§ Dataset extract:
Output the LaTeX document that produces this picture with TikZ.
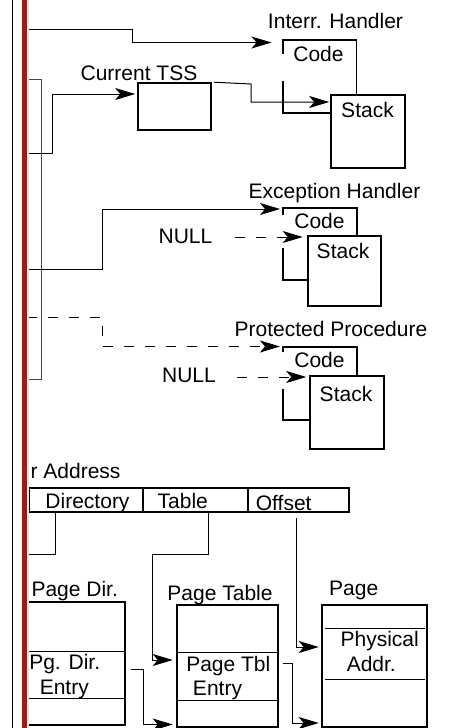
\documentclass[tikz,border=0pt]{standalone}
\usepackage{fontspec}
\setmainfont{Liberation Sans}
\usetikzlibrary{arrows.meta}
\definecolor{barred}{RGB}{158,28,16}
\definecolor{bargray}{RGB}{70,70,70}
\begin{document}
\begin{tikzpicture}[x=1pt,y=-1pt,
  conn/.style={line width=1pt},
  arr/.style={conn,-{Stealth[length=20pt,width=12pt,inset=5pt]}},
  darr/.style={arr,dash pattern=on 10pt off 11pt},
  box/.style={draw,line width=1.6pt,inner sep=0pt},
  part/.style={line width=1.6pt},
  divl/.style={line width=1pt},
  lbl/.style={inner sep=0pt,anchor=base,font=\fontsize{21}{24}\selectfont}]
\useasboundingbox (0,0) rectangle (457,728);

% ---------- boxes ----------
\node[box,minimum width=73pt,minimum height=47pt] (tss) at (174.5,106.5) {};
\node[box,minimum width=74pt,minimum height=73pt] (stackA) at (368,131.5) {};
\node[box,minimum width=73pt,minimum height=70pt] (stackB) at (344.5,271) {};
\node[box,minimum width=74pt,minimum height=73pt] (stackC) at (347,412.5) {};
\node[box,minimum width=324pt,minimum height=24pt] (addr) at (187,500) {};
\node[box,minimum width=100pt,minimum height=123pt] (pdir) at (75,663.5) {};
\node[box,minimum width=101pt,minimum height=122pt] (ptab) at (227.5,666) {};
\node[box,minimum width=105pt,minimum height=122pt] (page) at (374.5,666) {};

% code boxes (open shapes)
\draw[part] (283,54) -- (283,40) -- (356.5,40) -- (356.5,95);
\draw[part] (283,81) -- (283,113) -- (stackA.west |- 0,113);
\draw[part] (283,215) -- (283,208) -- (357,208) -- (357,236);
\draw[part] (283,248) -- (283,280) -- (stackB.west |- 0,280);
\draw[part] (283,352) -- (283,347) -- (357,347) -- (357,376);
\draw[part] (283,389) -- (283,420) -- (stackC.west |- 0,420);

% address bar dividers
\draw[part] (29,488) -- (29,512);
\draw[part] (143,488) -- (143,512);
\draw[part] (248,488) -- (248,512);

% table dividers
\draw[divl] (25,651) -- (125,651);
\draw[divl] (25,698) -- (125,698);
\draw[divl] (177,652) -- (278,652);
\draw[divl] (177,700) -- (278,700);
\draw[divl] (325,628) -- (425,628);
\draw[divl] (325,679) -- (425,679);

% ---------- labels ----------
\node[lbl] (tIH) at (335.5,28.5) {Interr. Handler};
\node[lbl] (tCT) at (139,80) {Current TSS};
\node[lbl] (tC1) at (318.5,61.7) {Code};
\node[lbl] (tS1) at (367.5,117.3) {Stack};
\node[lbl] (tEH) at (334.5,198.3) {Exception Handler};
\node[lbl] (tC2) at (319.5,228.3) {Code};
\node[lbl] (tS2) at (343,258.3) {Stack};
\node[lbl] (tN1) at (185.5,243.3) {NULL};
\node[lbl] (tPP) at (331,336.7) {Protected Procedure};
\node[lbl] (tC3) at (319.5,367.3) {Code};
\node[lbl] (tN2) at (189,382.3) {NULL};
\node[lbl] (tS3) at (346,401.7) {Stack};
\node[lbl,anchor=base east] (tLA) at (120.7,478.3) {r Address};
\node[lbl] (tDir) at (87.5,508.3) {Directory};
\node[lbl] (tTab) at (182.8,508.3) {Table};
\node[lbl] (tOff) at (283.7,510) {Offset};
\node[lbl] (tPD) at (74.7,596) {Page Dir.};
\node[lbl] (tPT) at (220,600) {Page Table};
\node[lbl] (tPg) at (353.7,595.5) {Page};
\node[lbl] (tPDE1) at (64.7,669) {Pg. Dir.};
\node[lbl] (tPDE2) at (64.3,694.5) {Entry};
\node[lbl] (tPTE1) at (228.3,671.7) {Page Tbl};
\node[lbl] (tPTE2) at (217.5,695) {Entry};
\node[lbl] (tPh1) at (379.7,646.7) {Physical};
\node[lbl] (tPh2) at (371.3,671.7) {Addr.};

% ---------- connector end points ----------
\coordinate (s1) at (27,29);
\coordinate (s2) at (27,153);
\coordinate (s4) at (27,269);
\coordinate (s6) at (27,317);
\coordinate (e1) at (271.5,42.5);
\coordinate (n1) at (235,237);
\coordinate (n2) at (237,377);
\coordinate (dirE) at (27,554);

% ---------- connectors ----------
\draw[arr] (s1) -- (132,29) -- (132,42.5) -- (e1);
\draw[arr] (s2) -- (52,153) -- (52,94) -- ([xshift=-2pt]tss.west |- 0,94);
\draw[arr] ([xshift=2pt]tss.north east) -- (251,84) -- (251,102) -- ([xshift=-1pt]stackA.west |- 0,102);
\draw[arr] (s4) -- (102,269) -- (102,209) -- (280,209);
\draw[darr] (n1) -- ([xshift=-4.5pt]stackB.west |- 0,237);
\draw[darr] (s6) -- (102,317) -- (102,346.5) -- (280,346.5);
\draw[darr] (n2) -- ([xshift=-3pt]stackC.west |- 0,377);
\draw[conn] (55,513) -- (55,554) -- (dirE);
\draw[arr] (208,513) -- (208,554) -- (152,554) -- (152,660) -- ([xshift=-3.5pt]ptab.west |- 0,660);
\draw[arr] (296,518) -- (296,647) -- ([xshift=-2.5pt]page.west |- 0,647);
\draw[arr] ([xshift=5pt]pdir.east |- 0,669) -- (143,669) -- (143,724.5) -- ([xshift=-3.5pt]ptab.west |- 0,724.5);
\draw[arr] ([xshift=4pt]ptab.east |- 0,663) -- (292,663) -- (292,723) -- ([xshift=-2.5pt]page.west |- 0,723);

% ---------- left bracket and bars ----------
\draw[bargray,line width=0.9pt] (27,79) -- (41,79) -- (41,379) -- (27,379);
\draw[line width=1.3pt] (12.7,0) -- (12.7,728);
\draw[black!12,line width=2.5pt] (28,0) -- (28,728);
\draw[barred,line width=4.7pt] (24.3,0) -- (24.3,728);
\end{tikzpicture}
\end{document}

§ Short exercise:
Copy the data character for character, but drop all pictures from the copy.

§ Answer to the task:
Output the LaTeX document that produces this picture with TikZ.
\documentclass[tikz,border=0pt]{standalone}
\usepackage{fontspec}
\setmainfont{Liberation Sans}
\usetikzlibrary{arrows.meta}
\definecolor{barred}{RGB}{158,28,16}
\definecolor{bargray}{RGB}{70,70,70}
\begin{document}
\begin{tikzpicture}[x=1pt,y=-1pt,
  conn/.style={line width=1pt},
  arr/.style={conn,-{Stealth[length=20pt,width=12pt,inset=5pt]}},
  darr/.style={arr,dash pattern=on 10pt off 11pt},
  box/.style={draw,line width=1.6pt,inner sep=0pt},
  part/.style={line width=1.6pt},
  divl/.style={line width=1pt},
  lbl/.style={inner sep=0pt,anchor=base,font=\fontsize{21}{24}\selectfont}]
\useasboundingbox (0,0) rectangle (457,728);

% ---------- boxes ----------
\node[box,minimum width=73pt,minimum height=47pt] (tss) at (174.5,106.5) {};
\node[box,minimum width=74pt,minimum height=73pt] (stackA) at (368,131.5) {};
\node[box,minimum width=73pt,minimum height=70pt] (stackB) at (344.5,271) {};
\node[box,minimum width=74pt,minimum height=73pt] (stackC) at (347,412.5) {};
\node[box,minimum width=324pt,minimum height=24pt] (addr) at (187,500) {};
\node[box,minimum width=100pt,minimum height=123pt] (pdir) at (75,663.5) {};
\node[box,minimum width=101pt,minimum height=122pt] (ptab) at (227.5,666) {};
\node[box,minimum width=105pt,minimum height=122pt] (page) at (374.5,666) {};

% code boxes (open shapes)
\draw[part] (283,54) -- (283,40) -- (356.5,40) -- (356.5,95);
\draw[part] (283,81) -- (283,113) -- (stackA.west |- 0,113);
\draw[part] (283,215) -- (283,208) -- (357,208) -- (357,236);
\draw[part] (283,248) -- (283,280) -- (stackB.west |- 0,280);
\draw[part] (283,352) -- (283,347) -- (357,347) -- (357,376);
\draw[part] (283,389) -- (283,420) -- (stackC.west |- 0,420);

% address bar dividers
\draw[part] (29,488) -- (29,512);
\draw[part] (143,488) -- (143,512);
\draw[part] (248,488) -- (248,512);

% table dividers
\draw[divl] (25,651) -- (125,651);
\draw[divl] (25,698) -- (125,698);
\draw[divl] (177,652) -- (278,652);
\draw[divl] (177,700) -- (278,700);
\draw[divl] (325,628) -- (425,628);
\draw[divl] (325,679) -- (425,679);

% ---------- labels ----------
\node[lbl] (tIH) at (335.5,28.5) {Interr. Handler};
\node[lbl] (tCT) at (139,80) {Current TSS};
\node[lbl] (tC1) at (318.5,61.7) {Code};
\node[lbl] (tS1) at (367.5,117.3) {Stack};
\node[lbl] (tEH) at (334.5,198.3) {Exception Handler};
\node[lbl] (tC2) at (319.5,228.3) {Code};
\node[lbl] (tS2) at (343,258.3) {Stack};
\node[lbl] (tN1) at (185.5,243.3) {NULL};
\node[lbl] (tPP) at (331,336.7) {Protected Procedure};
\node[lbl] (tC3) at (319.5,367.3) {Code};
\node[lbl] (tN2) at (189,382.3) {NULL};
\node[lbl] (tS3) at (346,401.7) {Stack};
\node[lbl,anchor=base east] (tLA) at (120.7,478.3) {r Address};
\node[lbl] (tDir) at (87.5,508.3) {Directory};
\node[lbl] (tTab) at (182.8,508.3) {Table};
\node[lbl] (tOff) at (283.7,510) {Offset};
\node[lbl] (tPD) at (74.7,596) {Page Dir.};
\node[lbl] (tPT) at (220,600) {Page Table};
\node[lbl] (tPg) at (353.7,595.5) {Page};
\node[lbl] (tPDE1) at (64.7,669) {Pg. Dir.};
\node[lbl] (tPDE2) at (64.3,694.5) {Entry};
\node[lbl] (tPTE1) at (228.3,671.7) {Page Tbl};
\node[lbl] (tPTE2) at (217.5,695) {Entry};
\node[lbl] (tPh1) at (379.7,646.7) {Physical};
\node[lbl] (tPh2) at (371.3,671.7) {Addr.};

% ---------- connector end points ----------
\coordinate (s1) at (27,29);
\coordinate (s2) at (27,153);
\coordinate (s4) at (27,269);
\coordinate (s6) at (27,317);
\coordinate (e1) at (271.5,42.5);
\coordinate (n1) at (235,237);
\coordinate (n2) at (237,377);
\coordinate (dirE) at (27,554);

% ---------- connectors ----------
\draw[arr] (s1) -- (132,29) -- (132,42.5) -- (e1);
\draw[arr] (s2) -- (52,153) -- (52,94) -- ([xshift=-2pt]tss.west |- 0,94);
\draw[arr] ([xshift=2pt]tss.north east) -- (251,84) -- (251,102) -- ([xshift=-1pt]stackA.west |- 0,102);
\draw[arr] (s4) -- (102,269) -- (102,209) -- (280,209);
\draw[darr] (n1) -- ([xshift=-4.5pt]stackB.west |- 0,237);
\draw[darr] (s6) -- (102,317) -- (102,346.5) -- (280,346.5);
\draw[darr] (n2) -- ([xshift=-3pt]stackC.west |- 0,377);
\draw[conn] (55,513) -- (55,554) -- (dirE);
\draw[arr] (208,513) -- (208,554) -- (152,554) -- (152,660) -- ([xshift=-3.5pt]ptab.west |- 0,660);
\draw[arr] (296,518) -- (296,647) -- ([xshift=-2.5pt]page.west |- 0,647);
\draw[arr] ([xshift=5pt]pdir.east |- 0,669) -- (143,669) -- (143,724.5) -- ([xshift=-3.5pt]ptab.west |- 0,724.5);
\draw[arr] ([xshift=4pt]ptab.east |- 0,663) -- (292,663) -- (292,723) -- ([xshift=-2.5pt]page.west |- 0,723);

% ---------- left bracket and bars ----------
\draw[bargray,line width=0.9pt] (27,79) -- (41,79) -- (41,379) -- (27,379);
\draw[line width=1.3pt] (12.7,0) -- (12.7,728);
\draw[black!12,line width=2.5pt] (28,0) -- (28,728);
\draw[barred,line width=4.7pt] (24.3,0) -- (24.3,728);
\end{tikzpicture}
\end{document}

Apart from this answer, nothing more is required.